Jesus’ head is white like wool. What does white hair normally represent? Old age here on earth. White hair may also represent age, experience, and wisdom. Let’s put ourselves in John’s shoes for a moment. John saw Jesus a few years ago. Could Jesus have aged that quickly in Heaven, or did Jesus take on a form He exhibited before He came to this world to be born, live, grow, and die?

What did John think when He saw the one he lived with white hair? Did John think, things happening here on earth gave Jesus white hair? Did that white hair instill a spot of concern in John? We have to admit, John wrote words he was inspired to write, and left out his personal ideas about the views he witnessed.

Jesus’ eyes were like flames of fire. What did John think? Eyes normally are a key to identify people. When their eye color changes, that is something people are sure to notice. It was one of the details John noticed and recorded.

Eyes of fire may make people think, Jesus has something to get excited about. Something wasn’t right. But at that time, Jesus had a number of people doing the best they could with what they had, and what they understood. Or were they? How was the world accepting the message, and how was the enemy trying to rewrite the message? Was anyone getting the message right?

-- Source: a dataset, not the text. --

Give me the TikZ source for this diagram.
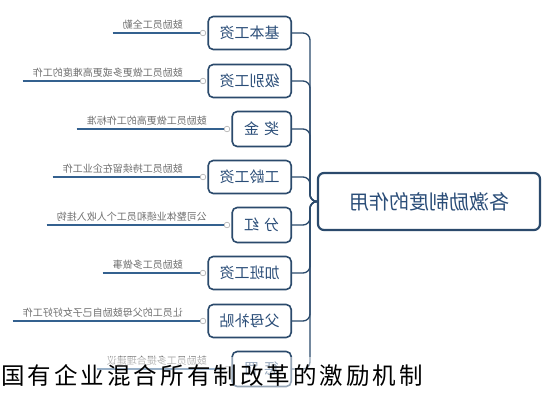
\documentclass[tikz,border=0pt]{standalone}
\usepackage{fontspec}
\usepackage{graphicx}
\newfontfamily\cjk{Noto Sans CJK SC}
\newfontfamily\capfont[LetterSpace=13]{Noto Sans CJK SC}
\definecolor{navy}{HTML}{2B4A6C}
\definecolor{textblue}{HTML}{2A4D78}
\definecolor{lineblue}{HTML}{34618F}
\definecolor{leafgray}{HTML}{707070}
\tikzset{
  rootbox/.style={draw=navy, line width=2.2pt, rounded corners=6pt, fill=white,
    minimum width=222pt, minimum height=57pt, inner sep=0pt,
    font=\cjk\fontsize{20}{24}\selectfont, text=textblue},
  childbox/.style={draw=navy, line width=1.6pt, rounded corners=5pt, fill=white,
    minimum height=33pt, inner sep=0pt, anchor=east,
    font=\cjk\fontsize{15}{18}\selectfont, text=textblue},
  widebox/.style={childbox, minimum width=83pt},
  narrowbox/.style={childbox, minimum width=59pt, minimum height=35pt},
  leaftext/.style={font=\cjk\fontsize{10}{12}\selectfont, text=leafgray,
    anchor=south east, inner sep=0pt},
  knob/.style={circle, draw=gray!55, fill=white, minimum size=5.5pt, inner sep=0pt, line width=0.6pt},
  branch/.style={draw=navy, line width=1.3pt, rounded corners=7pt},
  leafline/.style={draw=lineblue, line width=1.4pt}
}
\begin{document}
\begin{tikzpicture}[x=1pt,y=-1pt]
\useasboundingbox (0,0) rectangle (552,400);
\fill[white] (0,0) rectangle (552,400);

% root
\node[rootbox] (root) at (429,201.5) {\reflectbox{各激励制度的作用}};

% children
\node[widebox]   (c1) at (292,33)  {\reflectbox{基本工资}};
\node[widebox]   (c2) at (292,81)  {\reflectbox{级别工资}};
\node[narrowbox] (c3) at (292,129) {\reflectbox{奖\hspace{5pt}金}};
\node[widebox]   (c4) at (292,177) {\reflectbox{工龄工资}};
\node[narrowbox] (c5) at (292,225) {\reflectbox{分\hspace{5pt}红}};
\node[widebox]   (c6) at (292,273) {\reflectbox{加班工资}};
\node[widebox]   (c7) at (292,321) {\reflectbox{父母补贴}};
\node[narrowbox] (c8) at (292,369) {\reflectbox{惩\hspace{5pt}罚}};

% branches
\foreach \c in {c1,c2,c3,c4,c5,c6,c7,c8}{
  \draw[branch] (root.west) -- (310,201.5) |- (\c.east);
}

% knobs
\node[knob] (k1) at (203,33) {};
\node[knob] (k2) at (203,81) {};
\node[knob] (k3) at (227,129) {};
\node[knob] (k4) at (203,177) {};
\node[knob] (k5) at (227,225) {};
\node[knob] (k6) at (203,273) {};
\node[knob] (k7) at (203,321) {};
\node[knob] (k8) at (227,369) {};

% leaf texts
\node[leaftext] (l1) at (183,30)  {\reflectbox{鼓励员工全勤}};
\node[leaftext] (l2) at (183,78)  {\reflectbox{鼓励员工做更多或更高难度的工作}};
\node[leaftext] (l3) at (207,126) {\reflectbox{鼓励员工做更高的工作标准}};
\node[leaftext] (l4) at (183,174) {\reflectbox{鼓励员工持续留在企业工作}};
\node[leaftext] (l5) at (207,222) {\reflectbox{公司整体业绩和员工个人收入挂钩}};
\node[leaftext] (l6) at (183,270) {\reflectbox{鼓励员工多做事}};
\node[leaftext] (l7) at (183,318) {\reflectbox{让员工的父母鼓励自己子女好好工作}};
\node[leaftext] (l8) at (207,366) {\reflectbox{鼓励员工多提合理建议}};

% leaf lines
\foreach \i in {1,...,8}{
  \coordinate (t\i) at ([xshift=-10pt]l\i.south west);
  \coordinate (s\i) at (t\i |- k\i);
  \draw[leafline] (s\i) -- (k\i.west);
}
\foreach \i in {1,...,8}{
  \node[knob] at (k\i) {};
}

% fading band and caption
\fill[white, opacity=0.5] (0,357) rectangle (552,400);
\node[anchor=base west, inner sep=0pt, font=\capfont\fontsize{23.5}{26}\selectfont, text=black] (cap) at (1,384) {国有企业混合所有制改革的激励机制};
\end{tikzpicture}
\end{document}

Jesus feet were like polished bronze. Bronze usually represents bondage, like when Nebuchadnezzar put Jehoiakim in bronze chains and led him away to Babylon. But is that story about an event on earth the same as an event in Heaven? This is why we have to allow the story to interpret symbols. Are all details within a scene a symbol? When you dress, are your cloths a symbol? Are they always a symbol? Sometimes they may be, and at times they may not be. We have to follow the story, looking for more information, and at times changes in the details.

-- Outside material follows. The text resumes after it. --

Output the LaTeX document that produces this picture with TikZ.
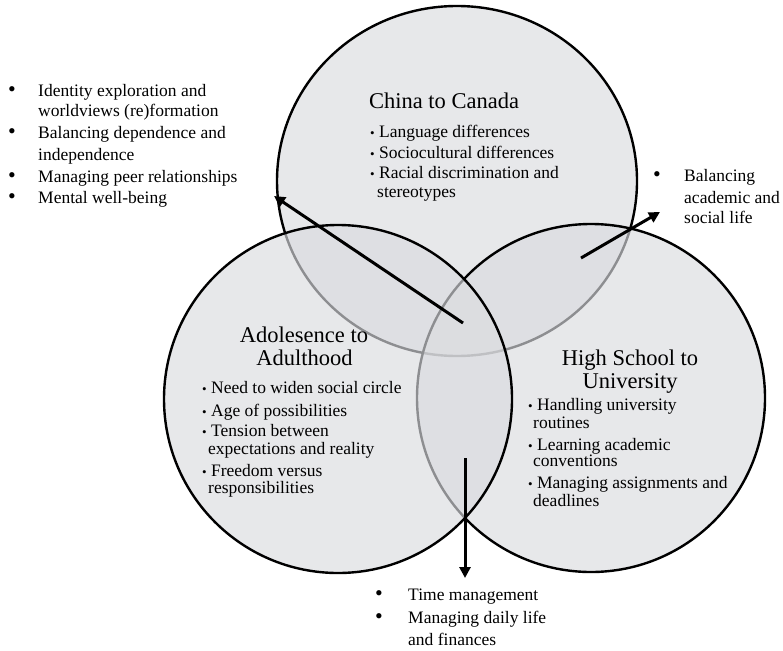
\documentclass[tikz,border=0pt]{standalone}
\usepackage{fontspec}
\setmainfont{Liberation Serif}
\usetikzlibrary{arrows.meta}
\definecolor{ringfill}{RGB}{218,219,223}
\begin{document}
\begin{tikzpicture}[x=1pt,y=-1pt,
  ring/.style={draw=black, line width=2.4pt, fill=ringfill, fill opacity=0.65},
  txt/.style={font=\fontsize{17.5}{21}\selectfont, inner sep=0pt, anchor=base west},
  ttl/.style={font=\fontsize{22.5}{26}\selectfont, inner sep=0pt, anchor=base},
  dot/.style={font=\fontsize{22}{22}\selectfont, inner sep=0pt, anchor=base},
  link/.style={line width=3pt, -{Triangle[length=11pt,width=11pt]}}]
\useasboundingbox (0,0) rectangle (783,650);

% the three transitions
\coordinate (cT) at (457,181);
\coordinate (cR) at (591,398);
\coordinate (cL) at (338,399);
\draw[ring] (cT) ellipse [x radius=180pt, y radius=175pt];
\draw[ring] (cR) circle [radius=174pt];
\draw[ring] (cL) circle [radius=174pt];

% China to Canada
\node[ttl] (tT) at (444,108) {China to Canada};
\foreach \ly/\lt [count=\i] in {137.3/Language differences, 158/Sociocultural differences, 178/Racial discrimination and}
  \node[txt] (tT\i) at (370,\ly) {{\fontsize{13}{13}\selectfont\textbullet}\ \lt};
\node[txt] (tT4) at (377,197) {stereotypes};

% Adolescence to Adulthood
\node[ttl] (tL) at (304,342.7) {Adolesence to};
\node[ttl] (tLb) at (304.5,365) {Adulthood};
\foreach \ly/\lt [count=\i] in {393.3/Need to widen social circle, 416/Age of possibilities, 436.7/Tension between, 476.7/Freedom versus}
  \node[txt] (tL\i) at (202,\ly) {{\fontsize{13}{13}\selectfont\textbullet}\ \lt};
\node[txt] (tL5) at (208,454) {expectations and reality};
\node[txt] (tL6) at (208,493.3) {responsibilities};

% High School to University
\node[ttl] (tR) at (630,365) {High School to};
\node[ttl] (tRb) at (630,388) {University};
\foreach \ly/\lt [count=\i] in {410/Handling university, 450/Learning academic, 488/Managing assignments and}
  \node[txt] (tR\i) at (528,\ly) {{\fontsize{13}{13}\selectfont\textbullet}\ \lt};
\foreach \ly/\lt [count=\i from 4] in {428/routines, 466.7/conventions, 506.7/deadlines}
  \node[txt] (tR\i) at (533,\ly) {\lt};

% overlap of all three (left list)
\foreach \ly/\lt [count=\i] in {96/Identity exploration and, 117/worldviews (re)formation, 138/Balancing dependence and, 160/independence, 182/Managing peer relationships, 203.5/Mental well-being}
  \node[txt] (oL\i) at (38,\ly) {\lt};
\foreach \ly [count=\i] in {96,138,182,203.5}
  \node[dot] (bL\i) at (12,\ly) {\textbullet};

% China/High School overlap (right list)
\foreach \ly/\lt [count=\i] in {181.7/Balancing, 203/academic and, 223/social life}
  \node[txt] (oR\i) at (684,\ly) {\lt};
\node[dot] (bR1) at (657,181.7) {\textbullet};

% Adolescence/High School overlap (bottom list)
\foreach \ly/\lt [count=\i] in {600/Time management, 623.3/Managing daily life, 645/and finances}
  \node[txt] (oB\i) at (408,\ly) {\lt};
\node[dot] (bB1) at (379,600) {\textbullet};
\node[dot] (bB2) at (379,623.3) {\textbullet};

% pointers out of the overlaps
\coordinate (a1s) at (463,323); \coordinate (a1e) at (274,196);
\coordinate (a2s) at (581,258); \coordinate (a2e) at (660,212);
\coordinate (a3s) at (465,458); \coordinate (a3e) at (465,578);
\draw[link] (a1s) -- (a1e);
\draw[link] (a2s) -- (a2e);
\draw[link] (a3s) -- (a3e);
\end{tikzpicture}
\end{document}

Jesus’ voice was another detail that stood out. It wasn’t like the voice John knew, but a distinct voice that could carry all the way from the halls of Heaven to earth.

Stars in His right hand is a place people like to linger, but the stars are identified as symbols within the story. Jesus told John what those stars and candlesticks represented. Having angels in His right hand was a scene Jesus wanted John to see. The angels protect the church, and were seen in Jesus’ right hand. We don’t need scholars to explain the details. Jesus established the scene, controlled the scene, told John what items were used as symbols and what they meant. What more do we need?

Can you imagine John’s reaction to the scene? There John was, standing in Heaven’s court. A second ago John was on a desolate Island with some of Rome’s most notorious prisoners. John was lucky to be alive. John had to rely on prayer everyday so he wouldn’t become one of the island’s many victims. Food was scarce. People killed for a meal. Nothing grew on the Island. Fresh water was also limited. Each day seemed like a challenge. Then one day, the Heavens open up. John saw the light, then thought for a moment, this is it. This is the day I get to leave this world. But it was only a vision.

John saw the one he loved, Jesus. But it wasn’t the same Jesus John knew on earth. Jesus was different in some ways, and the same in others. His hair was different, much longer and now it was white. It wasn’t that long ago he saw Jesus. His clothing was different. That was to be expected. But Jesus didn’t choose to dress like the kings of this world. Jesus didn’t need jewels and gold to show His title. A gold sash was all He needed.

John looked down at Jesus’ feet. They were a little darker than before. John remembered the last thing Jesus did before he was arrested. No one cleaned Jesus’ feet, but look at them now. Heaven is so different than this world.

Hearing from Jesus was something else. His voice seemed to carry on forever. The tone in His voice told John, the message was important, one that would carry to the ends of the world. It began with seven letters to a collection of seven groups of followers in seven locations.